For the first time in 42 years, Columbia University permitted a military flag ceremony on its campus. In honor of Veterans Day, Columbia students who are enrolled in the ROTC program at nearby Fordham University, raised the US flag over this ultra Leftwing stronghold.
Currently using the excuse of gay rights and the military’s Don’t Ask, Don’t Tell policy, Columbia University and other Ivy League socialist snot shops continue to ban ROTC programs from their campuses. Although the anti-war and anti-military attitudes of these Leftwing bastions are long-established, having dominated Ivy League student life for over four decades, their elitist anti-American archetype just might be showing signs of wear and tear.

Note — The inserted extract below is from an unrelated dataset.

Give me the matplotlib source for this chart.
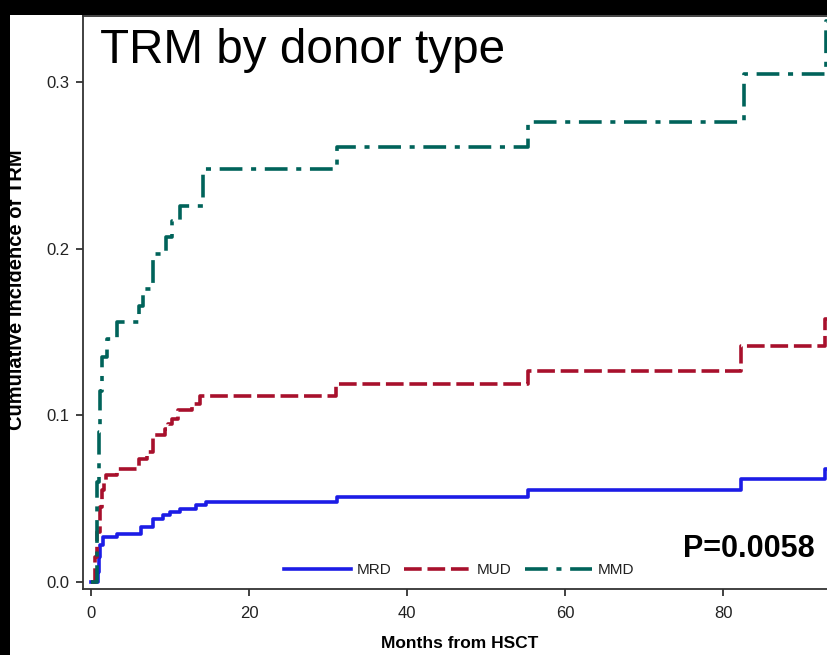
import numpy as np
import matplotlib
matplotlib.use("Agg")
import matplotlib.pyplot as plt
from matplotlib.patches import Rectangle

# ---- data (months, cumulative incidence) ----
mrd_months = [0, 0.9, 1.0, 1.2, 1.5, 3.3, 6.3, 7.8, 9.1, 10.0, 11.3, 13.3, 14.6, 31.1, 55.3, 82.3, 92.9]
mrd_values = [0, 0.006, 0.015, 0.022, 0.027, 0.029, 0.033, 0.038, 0.040, 0.042, 0.044, 0.046, 0.048,
              0.051, 0.055, 0.062, 0.068]

mud_months = [0, 0.5, 0.8, 1.1, 1.4, 1.6, 1.9, 3.3, 6.1, 7.1, 7.9, 9.4, 9.7, 10.3, 11.0, 12.8, 13.8,
              31.0, 55.3, 82.3, 92.9]
mud_values = [0, 0.015, 0.030, 0.045, 0.055, 0.060, 0.064, 0.068, 0.074, 0.078, 0.088, 0.092, 0.095,
              0.098, 0.103, 0.107, 0.112, 0.119, 0.127, 0.142, 0.158]

mmd_months = [0, 0.7, 0.8, 1.0, 1.2, 1.4, 2.0, 3.3, 6.1, 6.6, 7.8, 9.5, 10.3, 11.3, 14.2, 31.1, 55.3,
              82.7, 93.0]
mmd_values = [0, 0.030, 0.060, 0.090, 0.115, 0.135, 0.146, 0.156, 0.166, 0.176, 0.197, 0.207, 0.217,
              0.226, 0.248, 0.261, 0.276, 0.305, 0.337]

groups = ["MRD", "MUD", "MMD"]
x_ticks = [0, 20, 40, 60, 80]
y_ticks = [0.0, 0.1, 0.2, 0.3]

plt.rcParams['font.family'] = ['Liberation Sans', 'DejaVu Sans']

W, H = 827, 655
fig = plt.figure(figsize=(W / 100, H / 100), dpi=100)
fig.patch.set_facecolor('black')
fig.patches.append(Rectangle((10 / W, 0), 1, (H - 15) / H, transform=fig.transFigure,
                             facecolor='white', edgecolor='none', zorder=-10))

ax = fig.add_axes([83 / W, 1 - 589 / H, 1 - 83 / W, (589 - 16) / H])
ax.set_facecolor('white')

x_end = 94.0
styles = [
    dict(color='#1c1ce6', linestyle='-'),
    dict(color='#a8102c', linestyle=(0, (4.9, 1.6))),
    dict(color='#00635a', linestyle=(0, (6.3, 2.4, 1.4, 2.4))),
]
series = [(mrd_months, mrd_values), (mud_months, mud_values), (mmd_months, mmd_values)]
for (m, v), name, st in zip(series, groups, styles):
    m = np.append(m, x_end)
    v = np.append(v, v[-1])
    ax.step(m, v, where='post', linewidth=2.6, label=name, **st)

ax.set_xlim(-1.01, 93.16)
ax.set_ylim(-0.0042, 0.3399)
ax.set_xticks(x_ticks)
ax.set_yticks(y_ticks)
ax.set_yticklabels([f"{t:.1f}" for t in y_ticks])
ax.spines['right'].set_visible(False)
for s in ['left', 'bottom', 'top']:
    ax.spines[s].set_color('#333333')
    ax.spines[s].set_linewidth(1.3)
ax.tick_params(axis='x', direction='out', length=5, width=1.3, color='#333333',
               labelsize=12, labelcolor='#222222', pad=7)
ax.tick_params(axis='y', direction='out', length=5, width=1.3, color='#333333',
               labelsize=12, labelcolor='#222222', pad=5)

leg = ax.legend(loc='center', bbox_to_anchor=(459 / W, 1 - 570 / H), bbox_transform=fig.transFigure,
                ncol=3, frameon=False, fontsize=11, handlelength=4.4, handletextpad=0.35,
                columnspacing=0.85, borderpad=0)
for t in leg.get_texts():
    t.set_color('#222222')

fig.text(100 / W, 1 - 63 / H, "TRM by donor type", fontsize=34.3,
         ha='left', va='baseline', color='black')
fig.text(815 / W, 1 - 557 / H, "P=0.0058", fontsize=22, fontweight='bold',
         ha='right', va='baseline', color='black')

fig.text(17 / W, 1 - 290 / H, "Cumulative Incidence of TRM", rotation=90, fontsize=14.5,
         fontweight='bold', ha='center', va='center', color='black')
fig.text(460 / W, 1 - 644 / H, "Months from HSCT", fontsize=12.5, fontweight='bold',
         ha='center', va='center', color='black')

fig.savefig("out.png", dpi=100, facecolor=fig.get_facecolor())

The United States military is the ultimate symbol of American might and exceptionalism, and as such, it is the arch-enemy of the Liberal Left. So the shift in Columbia’s stance against ROTC military ceremonies on campus is a curious occurrence. And another prophetic phenomenon has also occurred at Columbia’s sacred sanctuary of socialism. Back in September, eighteen faculty members at the university openly pushed for the repeal of the ROTC ban by placing an ad in the college newspaper, The Columbia Spectator. Calling for an end to the ROTC ban, the ad outlines specific points for repeal.
Faculty for a Reserve Officers Training Corps Program at Columbia
It has not been possible to make the affirmative case for an ROTC program at Columbia because it has been crowded out by debate over the legislative prohibition of military service by open homosexuals (“Don’t Ask Don’t Tell”, or DADT). Recurrent student discussions beginning in 2003 have been almost completely dominated by that issue. When the University Senate voted against an ROTC program in 2005, DADT was almost the only objection raised. Statements on ROTC by President Bollinger and former Provost Brinkley centered on the inadmissibility of any program discriminating against any students.
However, the prospect of DADT’s repeal is now promising. President Obama, the Secretary of Defense, and the Chair of the Joint Chiefs of Staff all support repeal. The House of Representatives and the Senate Armed Forces Committee, respectively, have passed and approved legislation to that effect. With the prospect of DADT’s repeal, it is possible to address the substantive case for ROTC, which can be briefly summarized:
1. It is damaging to democratic ideals of equality that graduates of highly selective, private universities are so underrepresented in the nation’s officer corps.
2. That the officer corps is drawn disproportionately from non-urban settings and other regions of the nation creates an imbalance that benefits neither American society nor its military.
3. At Columbia, military service should be recognized as a form of public service as is service in civil society.
4. Our students’ prevailing experience is of great personal distance from military service, limiting preparation for citizenship.
5. Reciprocally, military leaders are often uncomprehending of the values for which Columbia and its peer institutions stand. A civil-military gap caused by mutual incomprehension is undesirable.
6. Diversity in the student body including students preparing for military service would help alleviate this situation.
7. The university should not put obstacles in the way of students who wish to serve as commissioned officers and, in so doing, help finance their educations.
8. These propositions are independent of judgments as individual citizens of policies involving the armed forces, and about which the university is institutionally neutral.
Faculty signing this statement may not agree fully with all its features but all agree with the following:
Provided that legislative prohibition of military service by open homosexuals is ended and ROTC is subject to the same academic procedures as govern other programs, we support the establishment of an ROTC program.
Mark H. Anders (Earth/Environmental Sciences)
James Applegate (Astronomy)
Jagdish Baghwati (University Professor)
Richard K. Betts (Political Science)
Phillip C. Bobbitt (Law)
Ronald E. Findlay (Economics)
Todd Gitlin (Journalism/Sociology)
Kenneth T. Jackson (History)
Robert L. Jervis (Political Science)
Mark Lilla (Humanities)
Robert McCaughey (History, Barnard)
Andrew J. Nathan (Political Science)
Richard M. Pious (Political Science, Barnard)
Ron Prywes (Biological Sciences)
Robert Y. Shapiro (Political Science)
Allan Silver (Sociology, Emeritus)
Jack L. Snyder (Political Science)
Seymour Spilerman (Sociology)
Note that the social sciences are well-represented in this petition. Although certainly a small sampling of the university’s overall faculty, these signatories are still a telling sign that perhaps not everyone at Indoctrination U is taking part in the self-hatred hoopla.
These professors are calling Columbia’s bluff. If Don’t Ask, Don’t Tell is repealed, what other excuse will the college use to continue to cultivate the chasm between its student population and the men and women who make their sheltered way of life possible?